» **What the exercise asks**: Leave out all pictures. Return exactly the lines from the top of the material through the line containing "synTS_20210902.nc (6.9d earlier)</text>".

» **Source excerpt**:
────────────────────
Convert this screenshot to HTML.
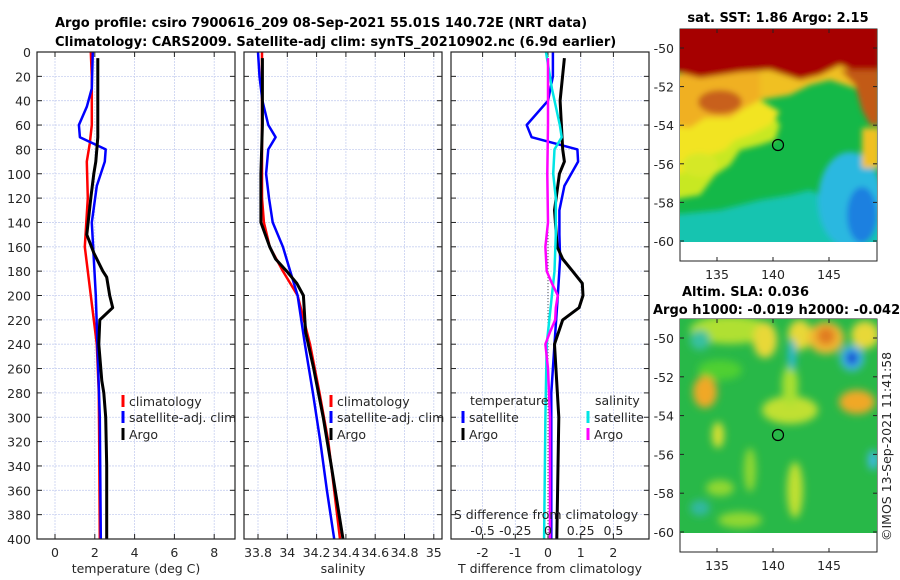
<!DOCTYPE html>
<html><head><meta charset="utf-8"><style>
html,body{margin:0;padding:0;background:#fff;}
svg{display:block;font-family:"DejaVu Sans","Liberation Sans",sans-serif;}
.tk{font-size:12.5px;fill:#262626;}
.ttl{font-size:13px;font-weight:bold;fill:#000;}
</style></head><body>
<svg id="fig" width="900" height="580" viewBox="0 0 900 580" xmlns="http://www.w3.org/2000/svg">
<defs>
<filter id="bl" x="-20%" y="-20%" width="140%" height="140%"><feGaussianBlur stdDeviation="4"/></filter>
<filter id="bl2" x="-20%" y="-20%" width="140%" height="140%"><feGaussianBlur stdDeviation="3"/></filter>
<clipPath id="c1"><rect x="680" y="29" width="197" height="213"/></clipPath>
<clipPath id="c2"><rect x="680" y="319" width="197" height="214"/></clipPath>
</defs>
<text class="ttl" x="55" y="27">Argo profile: csiro 7900616_209 08-Sep-2021 55.01S 140.72E (NRT data)</text>
<text class="ttl" x="55" y="46">Climatology: CARS2009. Satellite-adj clim: synTS_20210902.nc (6.9d earlier)</text>

<!-- SST map -->
<g>
<text class="ttl" x="778" y="22" text-anchor="middle">sat. SST: 1.86 Argo: 2.15</text>
<rect x="680" y="29" width="197" height="232" fill="#fff" stroke="#222"/>
<g clip-path="url(#c1)">
<rect x="680" y="29" width="197" height="213" fill="#14b848"/>
<g filter="url(#bl2)">
<rect x="670" y="222" width="220" height="30" fill="#14c8c0"/>
<polygon points="670,215 720,210 760,200 790,195 810,190 830,200 880,200 880,260 670,260" fill="#12c4b0"/>
<ellipse cx="850" cy="200" rx="32" ry="48" fill="#2ab8e0"/>
<ellipse cx="862" cy="215" rx="15" ry="28" fill="#1f80e0"/>
<polygon points="670,200 700,195 715,175 730,165 740,150 760,145 775,140 780,125 770,110 740,100 700,110 670,120" fill="#c8e820"/>
<polygon points="670,175 695,170 710,155 725,150 735,140 750,135 770,125 780,112 760,100 720,95 690,100 670,100" fill="#f2e420"/>
<ellipse cx="700" cy="165" rx="18" ry="12" fill="#d6e828"/>
<polygon points="670,125 690,128 705,118 730,118 745,108 760,100 785,90 800,85 790,75 750,70 700,72 670,75" fill="#f0b020"/>
<polygon points="760,100 790,95 810,85 830,80 860,90 870,110 880,120 880,60 760,60" fill="#f0c020"/>
<ellipse cx="720" cy="102" rx="22" ry="12" fill="#c8601a"/>
<polygon points="670,70 700,78 740,72 770,70 800,80 820,75 840,65 860,75 870,100 875,125 880,125 880,20 670,20" fill="#a60000"/>
<polygon points="840,70 855,85 862,110 870,125 880,125 880,70" fill="#c25a14"/>
<rect x="862" y="128" width="18" height="40" fill="#f0c020"/>
</g>
</g>
<circle cx="778" cy="145" r="5.5" fill="none" stroke="#000" stroke-width="1.2"/>
</g>

<!-- SLA map -->
<g>
<text class="ttl" x="682" y="296">Altim. SLA: 0.036</text>
<text class="ttl" x="653" y="314">Argo h1000: -0.019 h2000: -0.042</text>
<rect x="680" y="319" width="197" height="233" fill="#fff" stroke="#222"/>
<g clip-path="url(#c2)">
<rect x="680" y="319" width="197" height="214" fill="#28b848"/>
<g filter="url(#bl)">
<ellipse cx="730" cy="330" rx="40" ry="14" fill="#b0e030"/>
<ellipse cx="700" cy="340" rx="10" ry="10" fill="#38c0a0"/>
<ellipse cx="720" cy="370" rx="22" ry="10" fill="#50d030"/>
<ellipse cx="790" cy="410" rx="28" ry="14" fill="#c0e030"/>
<ellipse cx="790" cy="385" rx="8" ry="20" fill="#a8e030"/>
<ellipse cx="765" cy="340" rx="12" ry="18" fill="#e8d838"/>
<ellipse cx="800" cy="335" rx="12" ry="15" fill="#e8d838"/>
<ellipse cx="826" cy="338" rx="18" ry="16" fill="#f0b830"/>
<ellipse cx="826" cy="336" rx="9" ry="9" fill="#e07a20"/>
<ellipse cx="865" cy="335" rx="14" ry="14" fill="#e8d838"/>
<ellipse cx="792" cy="355" rx="4" ry="16" fill="#2ab8d8"/>
<ellipse cx="852" cy="358" rx="12" ry="13" fill="#40b8e8"/>
<ellipse cx="852" cy="358" rx="6" ry="7" fill="#1040d0"/>
<ellipse cx="705" cy="392" rx="12" ry="16" fill="#f0a828"/>
<ellipse cx="857" cy="402" rx="18" ry="12" fill="#f0a828"/>
<ellipse cx="718" cy="435" rx="6" ry="13" fill="#d8e030"/>
<ellipse cx="795" cy="490" rx="8" ry="28" fill="#c0e030"/>
<ellipse cx="750" cy="470" rx="6" ry="22" fill="#90d830"/>
<ellipse cx="720" cy="488" rx="14" ry="8" fill="#90d830"/>
<ellipse cx="700" cy="508" rx="10" ry="8" fill="#30b8a0"/>
<ellipse cx="740" cy="520" rx="22" ry="8" fill="#90d830"/>
<ellipse cx="873" cy="460" rx="5" ry="10" fill="#40b8e8"/>
</g>
</g>
<circle cx="778" cy="435" r="5.5" fill="none" stroke="#000" stroke-width="1.2"/>
<text class="tk" transform="translate(891,541) rotate(-90)">©IMOS 13-Sep-2021 11:41:58</text>
</g>
<g id="mapaxes"></g>
<g id="plots"></g>
</svg>
<script>
// ---------- data ----------
const depthTicks = [0,20,40,60,80,100,120,140,160,180,200,220,240,260,280,300,320,340,360,380,400];
const tTicks = [0,2,4,6,8];
const sTicks = [33.8,34,34.2,34.4,34.6,34.8,35];
const sTickLabels = ["33.8","34","34.2","34.4","34.6","34.8","35"];
const dTTicks = [-2,-1,0,1,2];
const dSTicks = [-0.5,-0.25,0,0.25,0.5];

const climTDepth = [0,20,60,75,90,120,160,200,240,280,320,400];
const climT      = [1.8,1.85,1.85,1.75,1.6,1.65,1.5,1.8,2.1,2.2,2.22,2.25];
const satTDepth  = [0,30,45,60,70,80,90,110,140,200,300,400];
const satT       = [1.9,1.85,1.6,1.2,1.25,2.55,2.5,2.1,1.85,2.05,2.25,2.3];
const argoTDepth = [5,70,90,100,120,150,165,180,185,200,210,220,240,270,280,300,340,400];
const argoT      = [2.15,2.15,2.05,1.95,1.8,1.6,1.95,2.4,2.6,2.75,2.9,2.25,2.2,2.35,2.45,2.55,2.6,2.6];

const climSDepth = [0,120,140,160,180,200,240,280,320,360,400];
const climS      = [33.827,33.827,33.84,33.88,33.97,34.07,34.155,34.22,34.28,34.32,34.36];
const satSDepth  = [0,20,40,60,70,80,100,120,140,160,180,200,240,280,320,360,400];
const satS       = [33.8,33.81,33.83,33.87,33.92,33.87,33.855,33.875,33.9,33.97,34.02,34.07,34.12,34.175,34.225,34.27,34.32];
const argoSDepth = [5,60,100,140,145,160,170,180,190,200,230,260,300,340,400];
const argoS      = [33.83,33.83,33.82,33.82,33.835,33.88,33.92,33.995,34.065,34.11,34.125,34.18,34.245,34.3,34.38];

const dTSatDepth = [0,20,40,60,70,80,90,110,130,150,170,200,240,280,400];
const dTSat      = [0.15,0.15,0,-0.65,-0.5,0.9,0.92,0.5,0.35,0.35,0.37,0.3,0.2,0.1,0.1];
const dTArgoDepth= [5,40,80,90,100,130,160,170,180,190,200,210,220,240,300,400];
const dTArgo     = [0.5,0.37,0.45,0.5,0.35,0.2,0.28,0.45,0.75,1.05,1.07,0.95,0.45,0.2,0.33,0.27];
const dSSatDepth = [0,30,60,70,80,100,120,150,180,200,240,300,400];
const dSSat      = [-0.015,0.03,0.09,0.105,0.05,0.04,0.06,0.06,0.05,0.03,-0.01,-0.02,-0.03];
const dSArgoDepth= [5,60,100,140,160,180,190,200,210,220,230,240,260,300,400];
const dSArgo     = [0,0,-0.005,0,-0.02,-0.01,0.03,0.075,0.06,0.055,0.015,-0.02,0,0.015,0.015];

const mapLatTicks = [-50,-52,-54,-56,-58,-60];
const mapLonTicks = [135,140,145];

// ---------- helpers ----------
const NS = "http://www.w3.org/2000/svg";
const plots = document.getElementById('plots');
const mapaxes = document.getElementById('mapaxes');
function mk(tag, attrs, parent){ const e=document.createElementNS(NS,tag); for(const k in attrs) e.setAttribute(k,attrs[k]); (parent||plots).appendChild(e); return e; }
const Y0=52, Y1=539;
const yD = d => Y0 + d*(Y1-Y0)/400;

function panel(name, x0, x1, xs, xticks, xlabels, xtitle){
  const g = mk('g',{});
  
  
  mk('rect',{x:x0,y:Y0,width:x1-x0,height:Y1-Y0,fill:'#fff'},g);
  xticks.forEach(v=>{ mk('line',{x1:xs(v),x2:xs(v),y1:Y0,y2:Y1,stroke:'#c8d0f0','stroke-width':0.8,'stroke-dasharray':'2,1'},g); });
  depthTicks.forEach(d=>{ mk('line',{x1:x0,x2:x1,y1:yD(d),y2:yD(d),stroke:'#c8d0f0','stroke-width':0.8,'stroke-dasharray':'2,1'},g); });
  depthTicks.forEach(d=>{ mk('line',{x1:x0,x2:x0+5,y1:yD(d),y2:yD(d),stroke:'#222'},g); mk('line',{x1:x1-5,x2:x1,y1:yD(d),y2:yD(d),stroke:'#222'},g); });
  xticks.forEach((v,i)=>{ mk('line',{x1:xs(v),x2:xs(v),y1:Y1-5,y2:Y1,stroke:'#222'},g); mk('line',{x1:xs(v),x2:xs(v),y1:Y0,y2:Y0+5,stroke:'#222'},g);
    const t=mk('text',{x:xs(v),y:Y1+18,'text-anchor':'middle',class:'tk'},g); t.textContent=xlabels[i];
      });
  const tt=mk('text',{x:(x0+x1)/2,y:Y1+34,'text-anchor':'middle',class:'tk'},g); tt.textContent=xtitle;
   
  return g;
}
function series(g, name, depths, vals, xs, color, w){
  const pts = depths.map((d,i)=> xs(vals[i]).toFixed(1)+','+yD(d).toFixed(1)).join(' ');
  const p = mk('polyline',{points:pts,fill:'none',stroke:color,'stroke-width':w,'stroke-linejoin':'round'},g);
  
  
}
function frame(g,x0,x1){ mk('rect',{x:x0,y:Y0,width:x1-x0,height:Y1-Y0,fill:'none',stroke:'#222','stroke-width':1.2},g); }
function legend(g, x, y, label, color, name){
  mk('rect',{x:x-1.5,y:y-6,width:3,height:12,fill:color},g);
  const t=mk('text',{x:x+6,y:y+5,class:'tk'},g); t.textContent=label;
   
}

// y tick labels (panel 1)
depthTicks.forEach(d=>{ const t=mk('text',{x:31,y:yD(d)+5,'text-anchor':'end',class:'tk'}); t.textContent=d;
    });

// Panel 1 temperature
const xT = v => 55 + v*19.9;
const g1 = panel('temperature-panel',37,235,xT,tTicks,tTicks.map(String),'temperature (deg C)');
series(g1,'temp-climatology-line',climTDepth,climT,xT,'#ff0000',2.5);
series(g1,'temp-satellite-line',satTDepth,satT,xT,'#0000ff',2.5);
series(g1,'temp-argo-line',argoTDepth,argoT,xT,'#000',3);
frame(g1,37,235);
legend(g1,123,401,'climatology','#ff0000','legend-climatology');
legend(g1,123,417,'satellite-adj. clim','#0000ff','legend-satellite-adj');
legend(g1,123,434,'Argo','#000','legend-argo');

// Panel 2 salinity
const xS = v => 258 + (v-33.8)*146.5;
const g2 = panel('salinity-panel',244,442,xS,sTicks,sTickLabels,'salinity');
series(g2,'sal-climatology-line',climSDepth,climS,xS,'#ff0000',2.5);
series(g2,'sal-satellite-line',satSDepth,satS,xS,'#0000ff',2.5);
series(g2,'sal-argo-line',argoSDepth,argoS,xS,'#000',3);
frame(g2,244,442);
legend(g2,331,401,'climatology','#ff0000','legend-s-climatology');
legend(g2,331,417,'satellite-adj. clim','#0000ff','legend-s-satellite-adj');
legend(g2,331,434,'Argo','#000','legend-s-argo');

// Panel 3 differences
const xDT = v => 548 + v*32.7;
const xDS = v => 548 + v*130.8;
const g3 = panel('difference-panel',451,649,xDT,dTTicks,dTTicks.map(String),'T difference from climatology');
mk('line',{x1:xDT(0),x2:xDT(0),y1:Y0,y2:Y1,stroke:'#555','stroke-width':1,'stroke-dasharray':'1,2'},g3);
series(g3,'dt-satellite-line',dTSatDepth,dTSat,xDT,'#0000ff',2.5);
series(g3,'dt-argo-line',dTArgoDepth,dTArgo,xDT,'#000',3);
series(g3,'ds-satellite-line',dSSatDepth,dSSat,xDS,'#00e5e5',2.5);
series(g3,'ds-argo-line',dSArgoDepth,dSArgo,xDS,'#ff00ff',2.5);
frame(g3,451,649);
dSTicks.forEach(v=>{ const t=mk('text',{x:xDS(v),y:535,'text-anchor':'middle',class:'tk'},g3); t.textContent=String(v);
    });
{ const t=mk('text',{x:546,y:519,'text-anchor':'middle',class:'tk'},g3); t.textContent='S difference from climatology';
    }
{ const t=mk('text',{x:470,y:405,class:'tk'},g3); t.textContent='temperature';
    }
{ const t=mk('text',{x:595,y:405,class:'tk'},g3); t.textContent='salinity';
    }
legend(g3,463,417,'satellite','#0000ff','legend-dt-satellite');
legend(g3,463,434,'Argo','#000','legend-dt-argo');
legend(g3,588,417,'satellite','#00e5e5','legend-ds-satellite');
legend(g3,588,434,'Argo','#ff00ff','legend-ds-argo');

// Map axes
function mapAxes(name, top, latY0, latScale, bottom){
  const lonX = v => 773 + (v-140)*11.2;
  mapLatTicks.forEach(v=>{ const y = latY0 + (-50 - v)*latScale;
    mk('line',{x1:680,x2:684,y1:y,y2:y,stroke:'#222'},mapaxes); mk('line',{x1:873,x2:877,y1:y,y2:y,stroke:'#222'},mapaxes);
    const t=mk('text',{x:674,y:y+5,'text-anchor':'end',class:'tk'},mapaxes); t.textContent=v;
      });
  mapLonTicks.forEach(v=>{ const x=lonX(v);
    mk('line',{x1:x,x2:x,y1:bottom-4,y2:bottom,stroke:'#222'},mapaxes); mk('line',{x1:x,x2:x,y1:top,y2:top+4,stroke:'#222'},mapaxes);
    const t=mk('text',{x:x,y:bottom+18,'text-anchor':'middle',class:'tk'},mapaxes); t.textContent=v;
      });
}
mapAxes('sst-map',29,48,19.3,261);
mapAxes('sla-map',319,338,19.4,552);
</script>
</body></html>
────────────────────
» **Exercise output**:
Convert this screenshot to HTML.
<!DOCTYPE html>
<html><head><meta charset="utf-8"><style>
html,body{margin:0;padding:0;background:#fff;}
svg{display:block;font-family:"DejaVu Sans","Liberation Sans",sans-serif;}
.tk{font-size:12.5px;fill:#262626;}
.ttl{font-size:13px;font-weight:bold;fill:#000;}
</style></head><body>
<svg id="fig" width="900" height="580" viewBox="0 0 900 580" xmlns="http://www.w3.org/2000/svg">
<defs>
<filter id="bl" x="-20%" y="-20%" width="140%" height="140%"><feGaussianBlur stdDeviation="4"/></filter>
<filter id="bl2" x="-20%" y="-20%" width="140%" height="140%"><feGaussianBlur stdDeviation="3"/></filter>
<clipPath id="c1"><rect x="680" y="29" width="197" height="213"/></clipPath>
<clipPath id="c2"><rect x="680" y="319" width="197" height="214"/></clipPath>
</defs>
<text class="ttl" x="55" y="27">Argo profile: csiro 7900616_209 08-Sep-2021 55.01S 140.72E (NRT data)</text>
<text class="ttl" x="55" y="46">Climatology: CARS2009. Satellite-adj clim: synTS_20210902.nc (6.9d earlier)</text>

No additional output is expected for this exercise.